Work instructions> Can you set down, exactly as they appear below, the lines from the opening of the material through the one bearing "F_PX, CX, CY", minus the pictures?

— Start Provided data —

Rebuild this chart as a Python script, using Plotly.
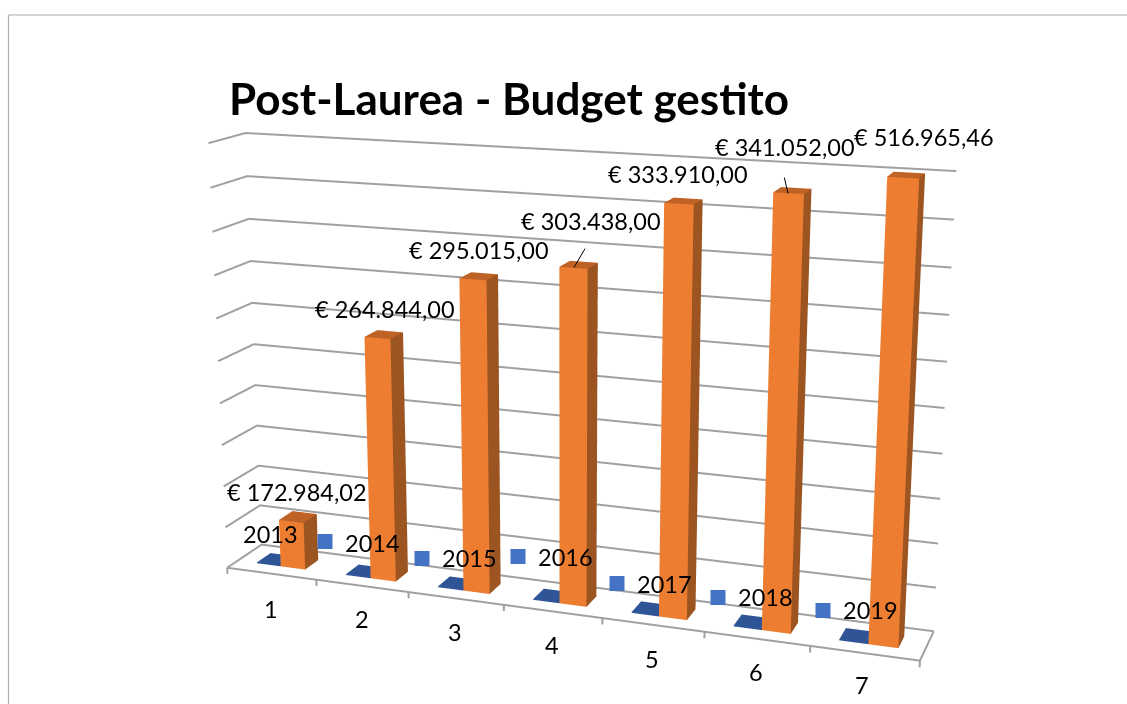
import numpy as np
import plotly.graph_objects as go

W, H = 1127, 704
FIG_H = 1657                     # taller scene = longer focal length, as in the reference's flat perspective
TOP = FIG_H / 2 - H / 2          # the scene centre stays on the window centre
categories = ["1", "2", "3", "4", "5", "6", "7"]
years = [2013, 2014, 2015, 2016, 2017, 2018, 2019]
budget = [172984.02, 264844.00, 295015.00, 303438.00, 333910.00, 341052.00, 516965.46]
budget_labels = ["€ 172.984,02", "€ 264.844,00", "€ 295.015,00", "€ 303.438,00",
                 "€ 333.910,00", "€ 341.052,00", "€ 516.965,46"]
AXIS_MIN, AXIS_STEP, N_GRID = 150000.0, 20000.0, 10
AXIS_TOP = AXIS_MIN + N_GRID * AXIS_STEP

# Pixel landmarks of the reference's wall/floor box: used only to calibrate the camera
land = np.array([(0,1,10,245,133),(1,1,10,957,170),(0,1,0,263,546),(1,1,0,934,630),(0,0,0,228,567),
                 (1,0,0,918,658),(0,0,10,207,143),(0,1,5,253,345),(1,1,5,947,407),(4/7,0,0,602,617),
                 (2/7,0,0,410,593)], float)
F_PX, CX, CY = (FIG_H / 2) / np.tan(np.pi / 8), W / 2, H / 2

def resid(p):
    e, c, up = p[:3], p[3:6], np.array([p[6], p[7], 1.0])
    F = c - e; F = F / np.linalg.norm(F)
    R = np.cross(F, up); R = R / np.linalg.norm(R)
    U = np.cross(R, F)
    X = np.c_[(land[:,0]-.5)*p[8], (land[:,1]-.5)*p[9], land[:,2]/10-.5] - e
    return np.r_[CX + F_PX*(X@R)/(X@F) - land[:,3], CY - F_PX*(X@U)/(X@F) - land[:,4]]

def calibrate():
    best = None
    for st in [(0.5,-1,0.3),(1,-2,0.2),(0.2,-1,0.5)]:
        s = np.array(st); s = s/np.linalg.norm(s)*F_PX/450
        p = np.r_[s,0,0,0,0,0,1.5,0.3]; lam = 1e-2
        r = resid(p); cost = r@r
        for _ in range(250):
            J = np.zeros((len(r),10))
            for k in range(10):
                q = p.copy(); q[k] += 1e-6
                J[:,k] = (resid(q)-r)/1e-6
            q = p - np.linalg.solve(J.T@J + lam*np.eye(10), J.T@r)
            rq = resid(q); c2 = rq@rq
            if np.isfinite(c2) and c2 < cost:
                p, r, cost = q, rq, c2; lam = max(lam*.5,1e-9)
            else:
                lam = min(lam*3,1e6)
        if best is None or cost < best[0]:
            best = (cost, p.copy())
    return best[1]
P = calibrate()

def bars(values, u0, u1, colors):
    xs, ys, zs, i, j, k, fc = [], [], [], [], [], [], []
    y0, y1 = 0.30, 0.70
    for n, v in enumerate(values):
        # values outside the axis range are clipped to it, as the original chart does
        top = min(max(v, AXIS_MIN + 0.02*AXIS_STEP), AXIS_TOP)
        a, b = n + u0, n + u1
        quads = [((a,y0,AXIS_MIN),(b,y0,AXIS_MIN),(b,y0,top),(a,y0,top),colors[0]),
                 ((b,y0,AXIS_MIN),(b,y1,AXIS_MIN),(b,y1,top),(b,y0,top),colors[1]),
                 ((a,y0,top),(b,y0,top),(b,y1,top),(a,y1,top),colors[2])]
        for q in quads:
            s = len(xs)
            for pt in q[:4]:
                xs.append(pt[0]); ys.append(pt[1]); zs.append(pt[2])
            i += [s,s]; j += [s+1,s+2]; k += [s+2,s+3]; fc += [q[4],q[4]]
    return go.Mesh3d(x=xs,y=ys,z=zs,i=i,j=j,k=k,facecolor=fc,flatshading=True,hoverinfo="skip",
                     lighting=dict(ambient=1,diffuse=0,specular=0,roughness=1,fresnel=0),showscale=False)

n = len(categories)
gx, gy, gz = [], [], []
for lev in range(N_GRID+1):
    z = AXIS_MIN + lev*AXIS_STEP
    gx += [0,0,n,None]; gy += [0,1,1,None]; gz += [z,z,z,None]
gx += [0,n,n,None]; gy += [0,0,1,None]; gz += [AXIS_MIN]*3+[None]
for t in range(n+1):
    gx += [t,t,None]; gy += [0,0,None]; gz += [AXIS_MIN, AXIS_MIN-0.15*AXIS_STEP, None]

fig = go.Figure()
fig.add_trace(go.Scatter3d(x=gx,y=gy,z=gz,mode="lines",line=dict(color="#A0A0A0",width=4),hoverinfo="skip",showlegend=False))
fig.add_trace(bars(years,0.22,0.49,["#2F5597","#2F5597","#2F5597"]))
fig.add_trace(bars(budget,0.49,0.765,["#ED7D31","#9C5420","#BF6226"]))

PAD = 0.3
noax = dict(showgrid=False,showline=False,zeroline=False,showticklabels=False,showbackground=False,
            showspikes=False,ticks="",title="")
fig.update_layout(
    width=W,height=FIG_H,margin=dict(l=0,r=0,t=0,b=0),paper_bgcolor="white",showlegend=False,
    scene=dict(domain=dict(x=[0,1],y=[0,1]),bgcolor="rgba(0,0,0,0)",aspectmode="manual",
        aspectratio=dict(x=P[8],y=P[9],z=1+2*PAD/N_GRID),
        xaxis=dict(noax,range=[0,n]),yaxis=dict(noax,range=[0,1]),
        zaxis=dict(noax,range=[AXIS_MIN-PAD*AXIS_STEP,AXIS_TOP+PAD*AXIS_STEP]),
        camera=dict(projection=dict(type="perspective"),
            eye=dict(x=P[0],y=P[1],z=P[2]),center=dict(x=P[3],y=P[4],z=P[5]),up=dict(x=P[6],y=P[7],z=1))))

FONT = "Lato, Carlito, sans-serif"
def py(y): return 1-(y+TOP)/FIG_H
def txt(x,y,s,size=23.5,xanchor="center"):
    fig.add_annotation(xref="paper",yref="paper",x=x/W,y=py(y-1.5),text=s,showarrow=False,xanchor=xanchor,yanchor="middle",
                       font=dict(family=FONT,size=size,color="black"))
txt(227,99,"<b>Post-Laurea - Budget gestito</b>",size=44,xanchor="left")
label_xy = [(297,493),(385,310),(479,251),(591,222),(678,175),(785,148),(924,138)]
for (x,y),s in zip(label_xy,budget_labels): txt(x,y,s)
year_xy = [(270,535),(372,544),(469,559),(565,558),(664,585),(765,598),(870,611)]
for (x,y),s in zip(year_xy,years): txt(x,y,str(s))
cat_xy = [(271,610),(362,620),(455,633),(552,646),(652,660),(756,673),(862,686)]
for (x,y),s in zip(cat_xy,categories): txt(x,y,s)
for hx,hy,dx,dy in [(574,267,14,-24),(788,193,-6,-26)]:
    fig.add_annotation(xref="paper",yref="paper",x=hx/W,y=py(hy),ax=dx,ay=dy,axref="pixel",ayref="pixel",
        text=" ",showarrow=True,arrowhead=0,arrowwidth=1,arrowcolor="black",standoff=0)
for cx,cy in [(325,541),(422,558),(518,556),(617,583),(718,597),(823,610)]:
    fig.add_shape(type="rect",xref="paper",yref="paper",x0=(cx-7.5)/W,x1=(cx+7.5)/W,y0=py(cy+7.5),y1=py(cy-7.5),
                  fillcolor="#4472C4",line_width=0)
fig.add_shape(type="line",xref="paper",yref="paper",x0=8.5/W,x1=1,y0=py(14.5),y1=py(14.5),line=dict(color="#ABABAB",width=1.2))
fig.add_shape(type="line",xref="paper",yref="paper",x0=8.5/W,x1=8.5/W,y0=py(H),y1=py(14.5),line=dict(color="#ABABAB",width=1.2))
post = ("var g=document.getElementById('{plot_id}');"
        "document.documentElement.style.overflow='hidden';"
        "document.body.style.margin='0';document.body.style.overflow='hidden';document.body.style.height='%dpx';"
        "g.style.position='absolute';g.style.left='0';g.style.top='%.1fpx';") % (H, -TOP)
fig.write_html("out.html", post_script=post)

— End Provided data —

Solution to this exercise>
Rebuild this chart as a Python script, using Plotly.
import numpy as np
import plotly.graph_objects as go

W, H = 1127, 704
FIG_H = 1657                     # taller scene = longer focal length, as in the reference's flat perspective
TOP = FIG_H / 2 - H / 2          # the scene centre stays on the window centre
categories = ["1", "2", "3", "4", "5", "6", "7"]
years = [2013, 2014, 2015, 2016, 2017, 2018, 2019]
budget = [172984.02, 264844.00, 295015.00, 303438.00, 333910.00, 341052.00, 516965.46]
budget_labels = ["€ 172.984,02", "€ 264.844,00", "€ 295.015,00", "€ 303.438,00",
                 "€ 333.910,00", "€ 341.052,00", "€ 516.965,46"]
AXIS_MIN, AXIS_STEP, N_GRID = 150000.0, 20000.0, 10
AXIS_TOP = AXIS_MIN + N_GRID * AXIS_STEP

# Pixel landmarks of the reference's wall/floor box: used only to calibrate the camera
land = np.array([(0,1,10,245,133),(1,1,10,957,170),(0,1,0,263,546),(1,1,0,934,630),(0,0,0,228,567),
                 (1,0,0,918,658),(0,0,10,207,143),(0,1,5,253,345),(1,1,5,947,407),(4/7,0,0,602,617),
                 (2/7,0,0,410,593)], float)
F_PX, CX, CY = (FIG_H / 2) / np.tan(np.pi / 8), W / 2, H / 2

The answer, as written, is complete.